La sensibilità dell’operatore sanitario e la sua capacità di comunicare e di relazionarsi con il malato ed i suoi cari rappresenta forse la risposta più convincente per risolvere questo eterno dilemma.
Le cure palliative costituiscono un’espressione profonda nel percorso di umanizzazione della medicina, come una risposta alla richiesta drammatica e sempre crescente di eutanasia, che non è altro che sintomo di una società in cui si rimane soli davanti alle domande angoscianti sulla morte e di una scienza non solo troppo tecnologica e avulsa dai veri problemi del malato, ma anche assolutamente priva di autentica relazionalità umana.
L’eutanasia legalizzata è un sistema per sfuggire all’approccio delle cure palliative, che richiedono mezzi economici, personale specializzato, tempo e formazione adeguata.

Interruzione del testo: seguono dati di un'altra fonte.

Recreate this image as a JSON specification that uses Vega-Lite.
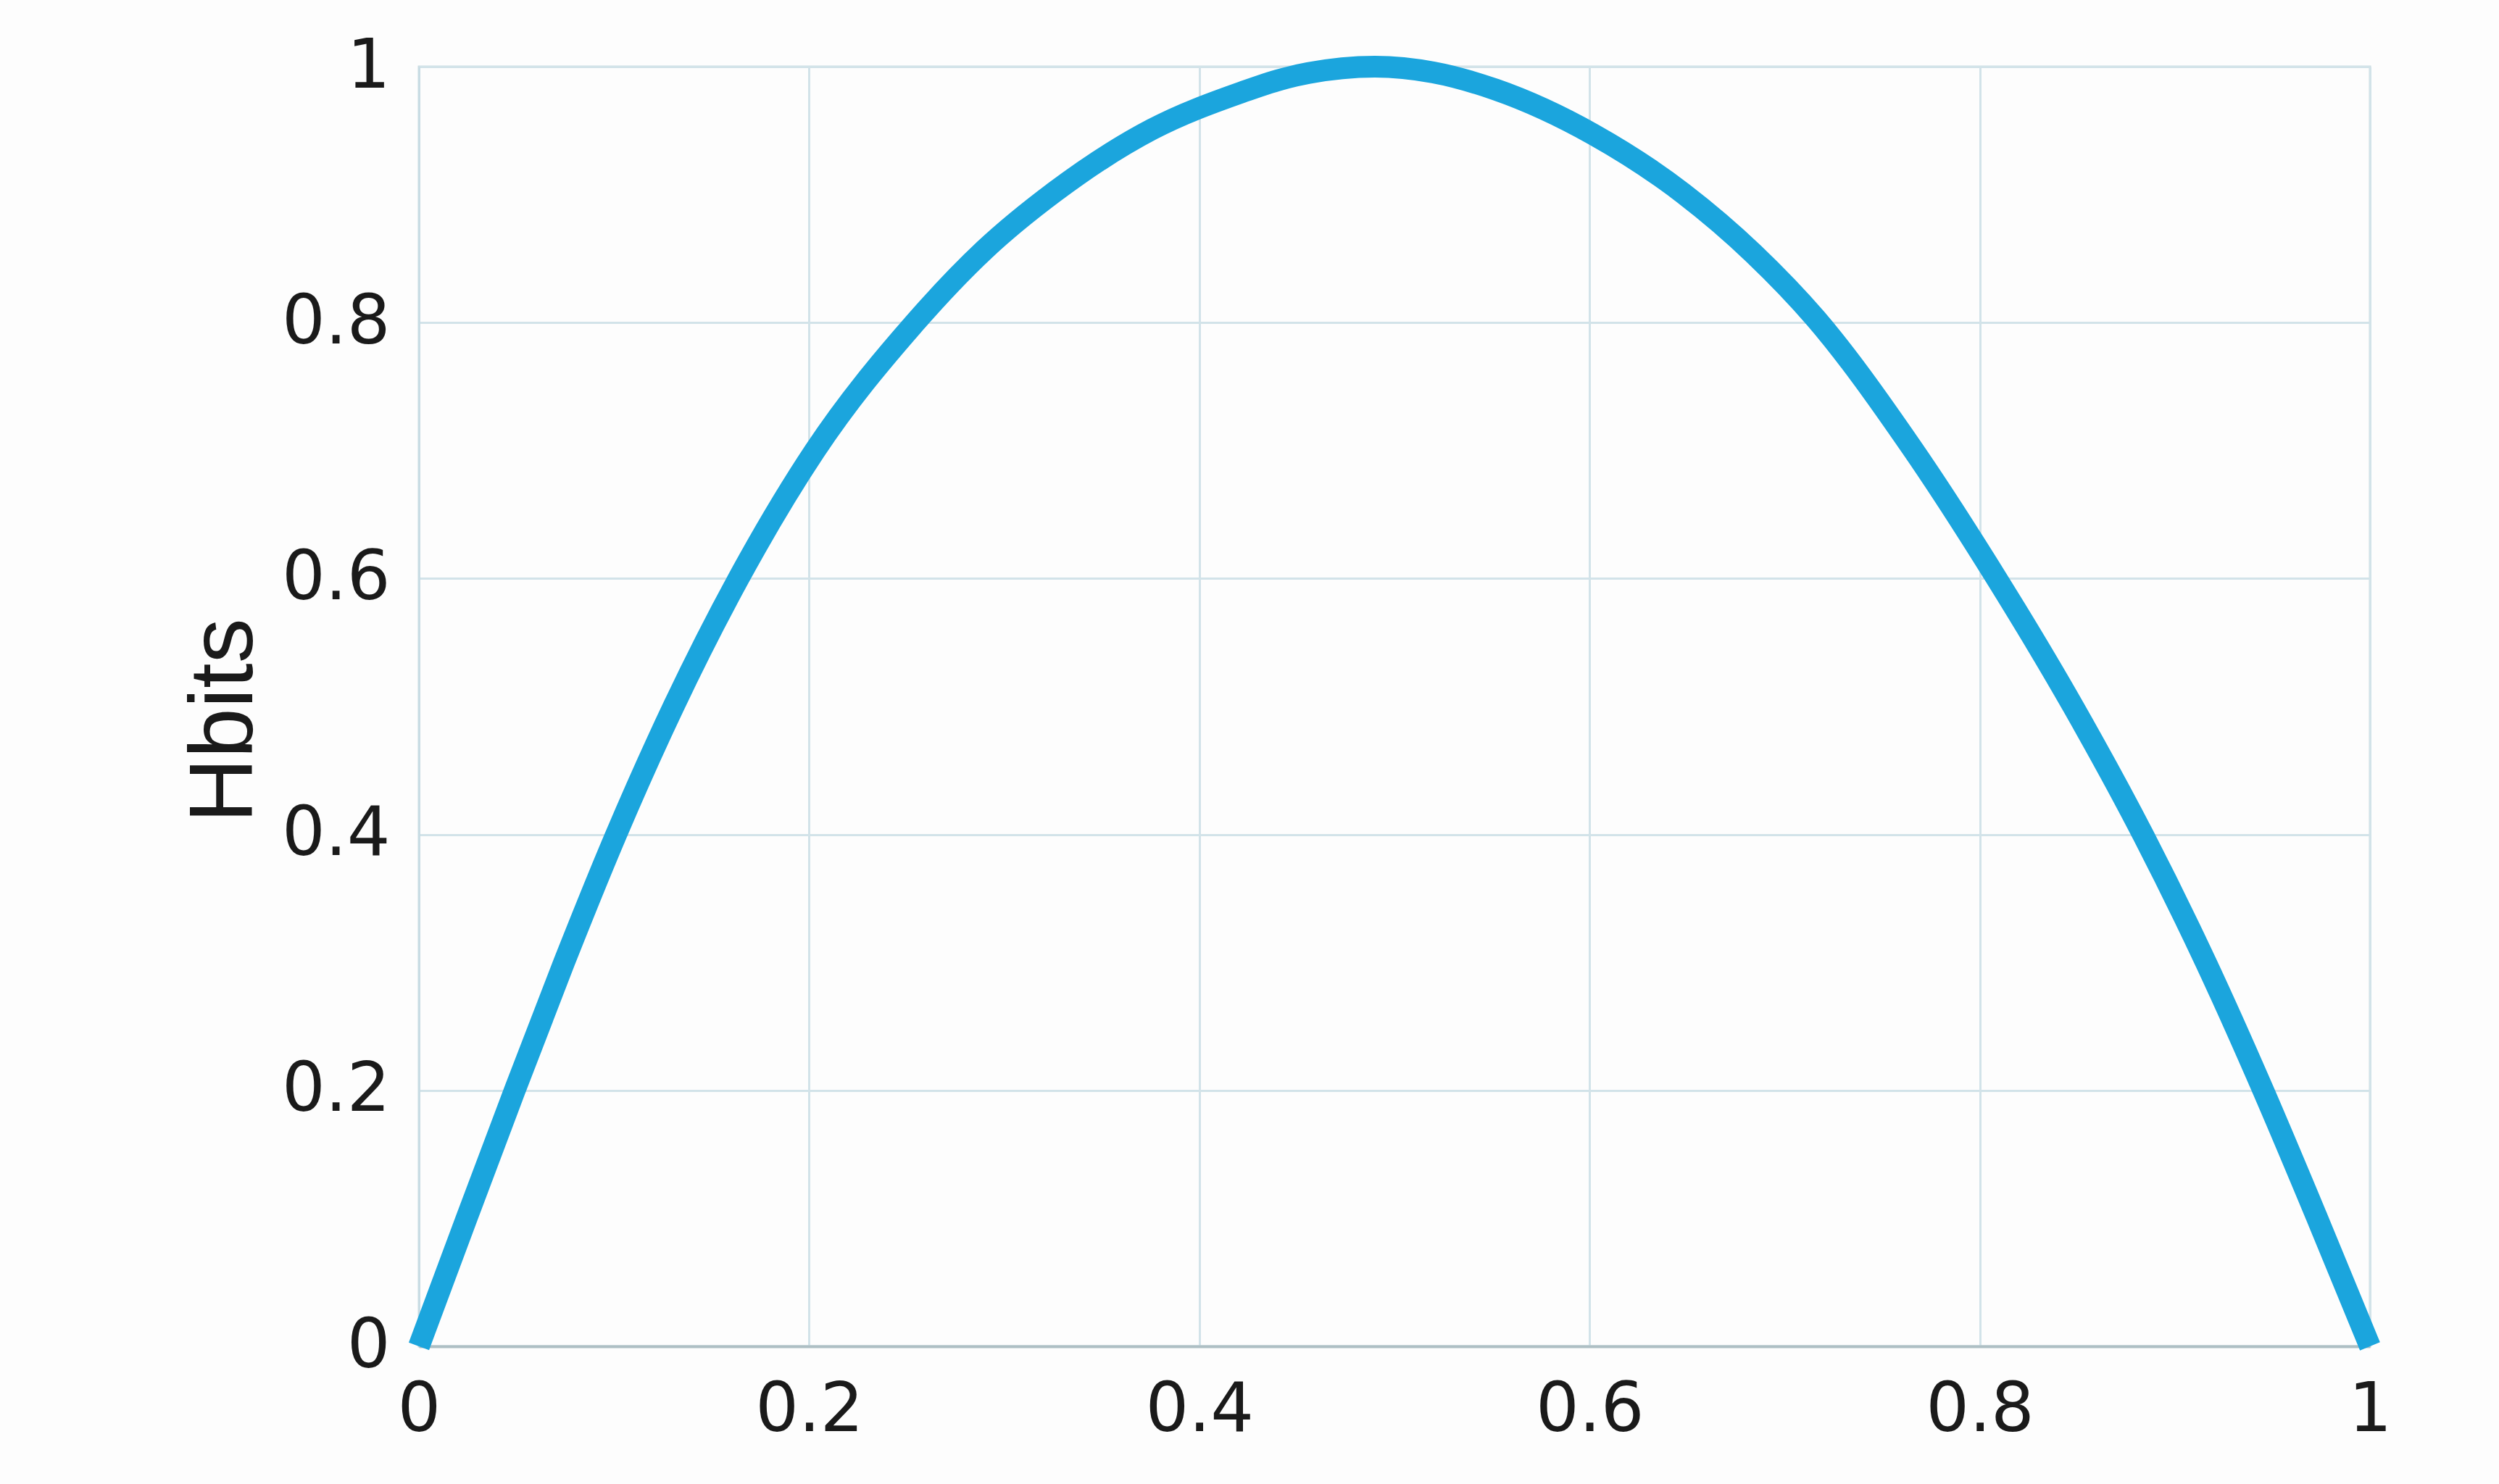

È un modo per non riconoscere che la vita del malato ha un valore fino all’ultimo istante, se sorretta da una presenza umana, motivata, preparata e solidale.
In netta contrapposizione con ogni atto deliberato del medico volto a porre immediatamente fine a una vita, le cure palliative possono aiutare realmente a migliorare le condizioni dei morenti e, alleviando le loro sofferenze, portare ad una drastica riduzione delle richieste di eutanasia.
A tal proposito, l’«Istituto dei tumori» di Milano ha condotto recentemente un’indagine sui malati terminali, che ha evidenziato come dopo un’adeguata terapia antalgica, dalle iniziali 996 richieste di eutanasia, si è passati a cinque sole richieste.
Di fronte al dolore, alla sofferenza e alla morte gli operatori devono essere tutti maggiormente impegnati non solo a garantire «fredde» soluzioni tecniche, ma anche ad instaurare un approfondito rapporto con il malato e con chi lo circonda. È un compito sicuramente gravoso, emotivamente stressante, ma che ripresenta tutto il fascino dell’originario modo di far medicina, che è saper di nuovo stare vicino a chi soffre per lenire il dolore, con tutto il bagaglio tecnico delle più aggiornate conoscenze, ma anche e soprattutto con una piena, ampia e cristiana partecipazione umana.
«Molto spesso – ha scritto Cecily Saunders – si può tradurre la domanda “fatemi morire” con “alleviate il mio dolore e ascoltatemi”. Se soddisfate questi due bisogni, la domanda in genere non sarà ripetuta».